How to zap zeros, raise your averages
LAS VEGAS -- You try your best to present the product menu but the customer still says no. You're left with the dreaded zero transaction that brings down your average sales penetration -- and your income.
What can you do?
Luis Garcia, training director for Safe-Guard Products International, an Atlanta supplier of F&I products, suggests working on selling products to the toughest customers: those who pay cash, those who lease and those who buy high-mileage used vehicles.
At the average new-car store, cash buyers represent about 30 percent of the business, lease customers are 10 to 40 percent, and high-mileage used-car buyers are about 10 percent, he says.
"These three are at least 30 to 40 percent of the business we do in our stores," Garcia told attendees of a seminar during the recent F&I summit here. "That's a big chunk of our business."
Garcia offered tips for zapping the zeros and raising sales-penetration averages:
Congratulate the cash customer. Don't try to convert cash customers to finance, or their guard will go up and you will be less likely to sell product. Instead, compliment them on their financial position, letting them know only a small fraction of customers are able to pay cash. "That builds up the customer's ego," Garcia says.
Don't try to convert lease customers to finance, either. Reinforce their decision to lease and tell them few people qualify for leasing.

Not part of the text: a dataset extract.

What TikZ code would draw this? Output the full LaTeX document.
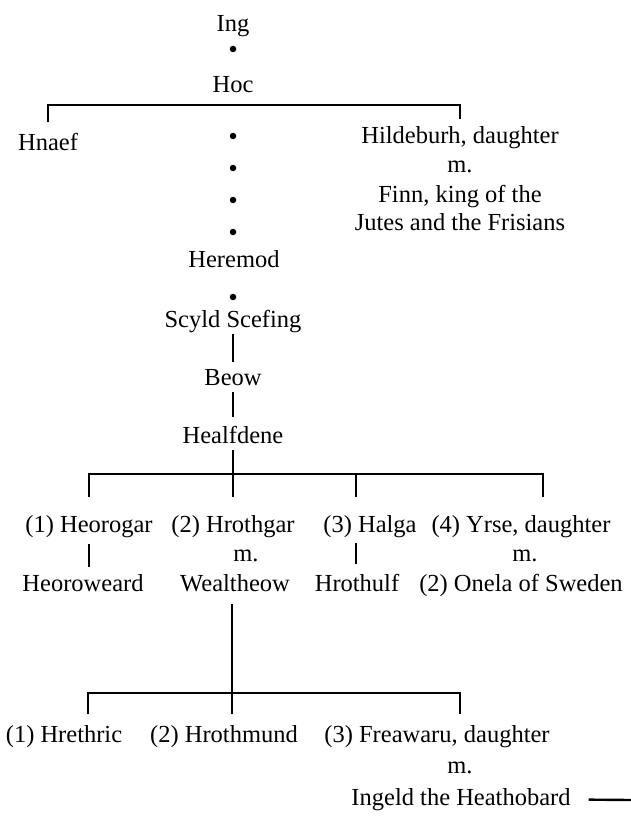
\documentclass[tikz,border=0pt]{standalone}
\usepackage{fontspec}
\setmainfont{Liberation Serif}

\begin{document}
\begin{tikzpicture}[x=1pt,y=-1pt,line width=2.4pt]

        \useasboundingbox (0,0) rectangle (631,824);

        \begin{scope}[every node/.style={anchor=base, inner sep=0pt, text height=17pt, text depth=6pt, font=\fontsize{24.5}{29}\selectfont}]
          \node (ing)        at (233,32)  {Ing};
          \node (hoc)        at (233,93)  {Hoc};
          \node (hnaef)      at (48,150)  {Hnaef};
          \node (hildeburh)  at (460,143) {Hildeburh, daughter};
          \node (hm)         at (460,172) {m.};
          \node (finn)       at (460,202) {Finn, king of the};
          \node (jutes)      at (460,230) {Jutes and the Frisians};
          \node (heremod)    at (234,267) {Heremod};
          \node (scyld)      at (233,327) {Scyld Scefing};
          \node (beow)       at (233,385) {Beow};
          \node (healfdene)  at (233,443) {Healfdene};
          \node (heorogar)   at (89,532)  {(1) Heorogar};
          \node (hrothgar)   at (233,532) {(2) Hrothgar};
          \node (halga)      at (370,532) {(3) Halga};
          \node (yrse)       at (521,532) {(4) Yrse, daughter};
          \node (hrm)        at (246,561) {m.};
          \node (ym)         at (525,561) {m.};
          \node (heoroweard) at (83,591)  {Heoroweard};
          \node (wealtheow)  at (235,591) {Wealtheow};
          \node (hrothulf)   at (357,591) {Hrothulf};
          \node (onela)      at (521,591) {(2) Onela of Sweden};
          \node (hrethric)   at (64,742)  {(1) Hrethric};
          \node (hrothmund)  at (224,742) {(2) Hrothmund};
          \node (freawaru)   at (437,742) {(3) Freawaru, daughter};
          \node (fm)         at (460,773) {m.};
          \node (ingeld)     at (461,805) {Ingeld the Heathobard};
        \end{scope}

        \begin{scope}[every node/.style={circle, fill, inner sep=0pt, minimum size=6.5pt}]
          \node (d0) at (233,49)  {};
          \node (d1) at (233,136) {};
          \node (d2) at (233,168) {};
          \node (d3) at (233,200) {};
          \node (d4) at (233,232) {};
          \node (d5) at (233,297) {};
        \end{scope}

        \coordinate (hocbar)    at (233,105);
        \coordinate (hfbar)     at (233,474);
        \coordinate (tbar)      at (232,693);
        \coordinate (ingeldout) at (631,800);

        % family bars
        \draw[shorten <=10pt, shorten >=6pt] (hnaef.north) |- (hocbar) -| (hildeburh.north);
        \draw[shorten <=17pt, shorten >=17pt] (heorogar.north) |- (hfbar) -| ([xshift=22pt]yrse.north);
        \draw[shorten >=17pt] ([xshift=-14pt]halga.north |- hfbar) -- ([xshift=-14pt]halga.north);
        \draw[shorten <=10pt, shorten >=10pt] ([xshift=24pt]hrethric.north) |- (tbar) -| ([xshift=23pt]freawaru.north);

        \begin{scope}[every edge/.style={draw}]
          \path (scyld.south) edge[shorten >=5pt] (beow.north);
          \path (beow.south) edge[shorten >=8pt] (healfdene.north);
          \path (healfdene.south) edge[shorten >=17pt] (hrothgar.north);
          \path (heorogar.south) edge[shorten <=5pt, shorten >=6pt] (heorogar.south |- heoroweard.north);
          \path ([xshift=-14pt]halga.south) edge[shorten <=4pt, shorten >=9pt] ([xshift=-14pt]halga.south |- hrothulf.north);
          \path (tbar |- wealtheow.south) edge[shorten <=6pt, shorten >=10pt] (tbar |- hrothmund.north);
          \path (ingeld.east) edge[shorten <=17pt] (ingeldout);
        \end{scope}

      \end{tikzpicture}
\end{document}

Sell the safety of a service plan. Cash customers are often conservative folks who like to save their money. Some of these customers might want a service plan to protect their savings.
Forget the service plan for lease customers. Lessees are generally under warranty throughout the lease and they don't own the car. But they still bear the risks incurred from driving the car -- dents, chipped paint, worn tires -- and must repair excess wear and tear at lease end, Garcia points out. They can lose all or part of their security deposit when they return the car. Promote the lease wear-and-tear plan that protects them from excess wear charges at the end of the lease. The dent-and-ding coverage, lost-key replacement and windshield protection, or a combination or those products, appeal to lease customers.
Offer products that can easily be charged to a credit card. For cash buyers and buyers of high-mileage vehicles, the price point is typically $300. One example is tire-and-wheel coverage, which appeals to people who buy high-mileage cars because they're cost-conscious. The repairs resulting from just one pothole can justify the coverage.
Offer roadside assistance. This also attracts owners of older used cars, which are more prone to break down. And it's a bargain, Garcia points out. One year of AAA coverage is often more than $80, whereas a five-year roadside assistance policy can go for $199.
Promote pay-as-you-go to the lease customer. Instead of getting socked with hefty excess wear-and-tear charges at the end of the lease, wear-and-tear coverage can be rolled into the monthly payment.
Offer lessees a hassle-free driving experience. Including a prepaid maintenance plan and tire-and-wheel coverage means no more shop bills. The service writer hands them the keys, and they're on their way.